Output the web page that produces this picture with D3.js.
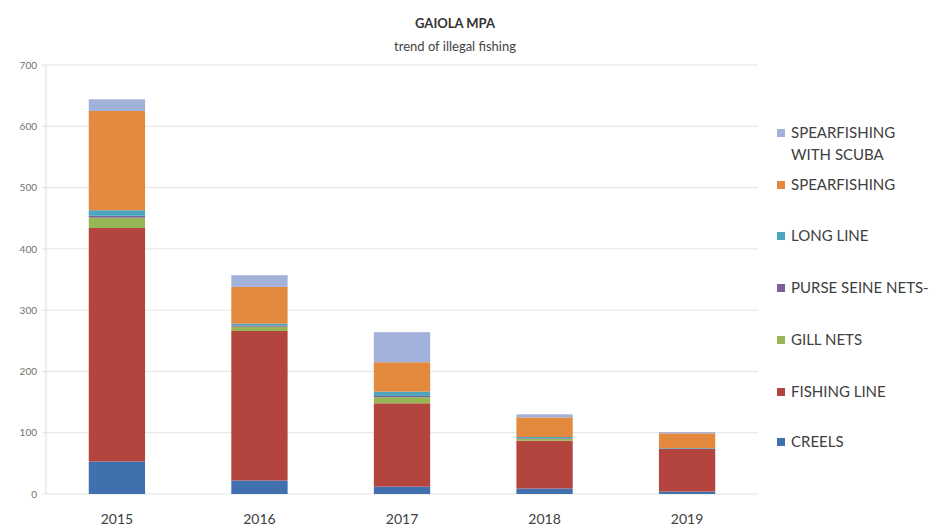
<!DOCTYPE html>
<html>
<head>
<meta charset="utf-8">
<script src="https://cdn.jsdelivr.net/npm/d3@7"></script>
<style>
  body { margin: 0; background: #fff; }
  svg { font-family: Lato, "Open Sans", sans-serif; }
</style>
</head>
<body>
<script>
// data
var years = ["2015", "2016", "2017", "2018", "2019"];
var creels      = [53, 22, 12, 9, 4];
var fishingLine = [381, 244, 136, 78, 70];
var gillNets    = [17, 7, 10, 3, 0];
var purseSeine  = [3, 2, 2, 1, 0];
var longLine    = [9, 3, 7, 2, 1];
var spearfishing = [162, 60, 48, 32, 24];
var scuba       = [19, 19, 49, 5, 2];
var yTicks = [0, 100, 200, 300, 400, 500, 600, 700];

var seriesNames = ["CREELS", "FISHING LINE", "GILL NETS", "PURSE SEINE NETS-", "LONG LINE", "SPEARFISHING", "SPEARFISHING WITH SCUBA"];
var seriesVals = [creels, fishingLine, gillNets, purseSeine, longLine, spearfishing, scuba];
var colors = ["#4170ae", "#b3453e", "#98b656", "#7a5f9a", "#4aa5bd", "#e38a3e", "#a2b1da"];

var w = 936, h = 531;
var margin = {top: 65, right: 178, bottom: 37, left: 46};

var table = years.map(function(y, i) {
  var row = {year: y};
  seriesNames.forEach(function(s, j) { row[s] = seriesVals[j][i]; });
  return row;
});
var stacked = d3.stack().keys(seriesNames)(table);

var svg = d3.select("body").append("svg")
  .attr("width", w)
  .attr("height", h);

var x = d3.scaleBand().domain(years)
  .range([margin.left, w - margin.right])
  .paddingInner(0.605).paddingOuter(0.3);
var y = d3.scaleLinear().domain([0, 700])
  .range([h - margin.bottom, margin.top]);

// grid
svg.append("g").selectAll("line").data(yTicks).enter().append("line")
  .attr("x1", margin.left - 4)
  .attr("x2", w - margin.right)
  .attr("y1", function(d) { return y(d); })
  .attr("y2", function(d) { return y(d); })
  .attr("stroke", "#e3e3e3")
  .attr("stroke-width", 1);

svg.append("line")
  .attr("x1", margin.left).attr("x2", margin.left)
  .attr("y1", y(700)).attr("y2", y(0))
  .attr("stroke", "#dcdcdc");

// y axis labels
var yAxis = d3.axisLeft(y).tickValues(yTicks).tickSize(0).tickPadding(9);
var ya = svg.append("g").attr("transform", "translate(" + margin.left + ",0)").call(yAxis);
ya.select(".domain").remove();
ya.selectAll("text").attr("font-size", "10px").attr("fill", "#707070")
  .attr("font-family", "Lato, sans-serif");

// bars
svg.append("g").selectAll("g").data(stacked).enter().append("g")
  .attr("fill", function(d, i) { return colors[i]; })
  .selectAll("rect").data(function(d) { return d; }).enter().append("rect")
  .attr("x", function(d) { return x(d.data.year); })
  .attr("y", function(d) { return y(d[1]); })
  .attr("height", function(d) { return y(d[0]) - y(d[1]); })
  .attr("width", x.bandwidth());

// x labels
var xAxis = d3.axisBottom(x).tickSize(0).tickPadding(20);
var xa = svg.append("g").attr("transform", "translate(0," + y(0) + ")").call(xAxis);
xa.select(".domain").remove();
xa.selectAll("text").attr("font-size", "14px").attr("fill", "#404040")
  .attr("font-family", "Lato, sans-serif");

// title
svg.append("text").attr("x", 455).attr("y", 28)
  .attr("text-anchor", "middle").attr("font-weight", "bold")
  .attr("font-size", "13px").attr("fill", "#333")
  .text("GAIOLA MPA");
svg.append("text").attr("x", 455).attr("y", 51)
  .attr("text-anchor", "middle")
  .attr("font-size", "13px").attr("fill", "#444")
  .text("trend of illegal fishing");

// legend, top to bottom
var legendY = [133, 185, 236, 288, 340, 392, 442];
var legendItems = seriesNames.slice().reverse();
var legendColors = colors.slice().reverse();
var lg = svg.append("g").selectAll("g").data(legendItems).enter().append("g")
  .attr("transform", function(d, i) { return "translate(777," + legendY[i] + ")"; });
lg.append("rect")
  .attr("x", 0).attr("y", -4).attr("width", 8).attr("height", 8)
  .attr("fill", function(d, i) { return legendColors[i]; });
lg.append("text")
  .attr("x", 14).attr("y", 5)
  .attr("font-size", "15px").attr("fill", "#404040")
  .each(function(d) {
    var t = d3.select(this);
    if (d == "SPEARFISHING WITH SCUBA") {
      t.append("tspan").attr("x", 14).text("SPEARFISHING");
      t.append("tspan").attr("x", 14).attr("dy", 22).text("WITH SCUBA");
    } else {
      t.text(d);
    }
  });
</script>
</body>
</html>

--

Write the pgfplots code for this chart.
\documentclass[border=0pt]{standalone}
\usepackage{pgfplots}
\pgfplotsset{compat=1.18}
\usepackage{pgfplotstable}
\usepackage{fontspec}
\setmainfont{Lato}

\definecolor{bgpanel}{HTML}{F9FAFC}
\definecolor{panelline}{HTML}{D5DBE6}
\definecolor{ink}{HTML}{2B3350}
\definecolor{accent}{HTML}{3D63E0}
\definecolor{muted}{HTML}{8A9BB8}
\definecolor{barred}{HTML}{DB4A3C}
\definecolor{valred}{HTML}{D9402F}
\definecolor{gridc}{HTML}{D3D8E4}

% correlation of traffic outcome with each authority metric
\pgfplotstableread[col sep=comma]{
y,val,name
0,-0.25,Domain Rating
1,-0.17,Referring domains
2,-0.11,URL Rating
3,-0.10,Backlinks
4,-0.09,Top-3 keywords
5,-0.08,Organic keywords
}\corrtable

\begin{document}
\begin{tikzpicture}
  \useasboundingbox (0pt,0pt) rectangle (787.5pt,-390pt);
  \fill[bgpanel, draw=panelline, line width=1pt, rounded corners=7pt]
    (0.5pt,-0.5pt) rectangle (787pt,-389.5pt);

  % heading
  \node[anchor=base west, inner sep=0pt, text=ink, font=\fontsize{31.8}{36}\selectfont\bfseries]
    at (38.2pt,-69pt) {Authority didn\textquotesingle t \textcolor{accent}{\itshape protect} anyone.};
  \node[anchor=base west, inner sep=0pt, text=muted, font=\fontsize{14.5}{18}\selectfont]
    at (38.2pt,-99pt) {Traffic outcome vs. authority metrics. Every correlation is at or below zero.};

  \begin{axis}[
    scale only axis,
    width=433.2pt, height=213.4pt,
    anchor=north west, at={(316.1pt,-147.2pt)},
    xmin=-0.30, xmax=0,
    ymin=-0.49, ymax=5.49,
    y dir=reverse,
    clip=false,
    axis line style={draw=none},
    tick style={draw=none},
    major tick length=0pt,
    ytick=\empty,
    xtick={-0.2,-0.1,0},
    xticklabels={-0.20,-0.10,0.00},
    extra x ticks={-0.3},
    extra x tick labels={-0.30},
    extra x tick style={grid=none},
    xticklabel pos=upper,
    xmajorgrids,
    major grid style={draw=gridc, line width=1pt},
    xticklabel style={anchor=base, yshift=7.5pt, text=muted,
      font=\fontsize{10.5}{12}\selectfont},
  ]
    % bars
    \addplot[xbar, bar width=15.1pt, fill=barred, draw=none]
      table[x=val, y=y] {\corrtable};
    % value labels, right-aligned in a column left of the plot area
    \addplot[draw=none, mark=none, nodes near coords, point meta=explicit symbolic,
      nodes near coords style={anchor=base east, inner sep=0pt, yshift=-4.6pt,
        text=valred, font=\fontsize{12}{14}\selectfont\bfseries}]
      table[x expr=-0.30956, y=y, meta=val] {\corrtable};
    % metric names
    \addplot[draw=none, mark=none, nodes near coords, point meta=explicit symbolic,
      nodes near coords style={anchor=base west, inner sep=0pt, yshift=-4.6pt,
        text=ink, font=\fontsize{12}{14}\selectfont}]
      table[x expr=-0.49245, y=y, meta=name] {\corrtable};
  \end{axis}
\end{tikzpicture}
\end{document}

WHAT TO DO = Give again, word for word, the part that opens with the line containing "Output the web" and closes with the one containing "var yTicks = [0, 100, 200, 300, 400, 500, 600, 700];". Include both of those lines and skip all pictures.

COMPLETE RESPONSE =
Output the web page that produces this picture with D3.js.
<!DOCTYPE html>
<html>
<head>
<meta charset="utf-8">
<script src="https://cdn.jsdelivr.net/npm/d3@7"></script>
<style>
  body { margin: 0; background: #fff; }
  svg { font-family: Lato, "Open Sans", sans-serif; }
</style>
</head>
<body>
<script>
// data
var years = ["2015", "2016", "2017", "2018", "2019"];
var creels      = [53, 22, 12, 9, 4];
var fishingLine = [381, 244, 136, 78, 70];
var gillNets    = [17, 7, 10, 3, 0];
var purseSeine  = [3, 2, 2, 1, 0];
var longLine    = [9, 3, 7, 2, 1];
var spearfishing = [162, 60, 48, 32, 24];
var scuba       = [19, 19, 49, 5, 2];
var yTicks = [0, 100, 200, 300, 400, 500, 600, 700];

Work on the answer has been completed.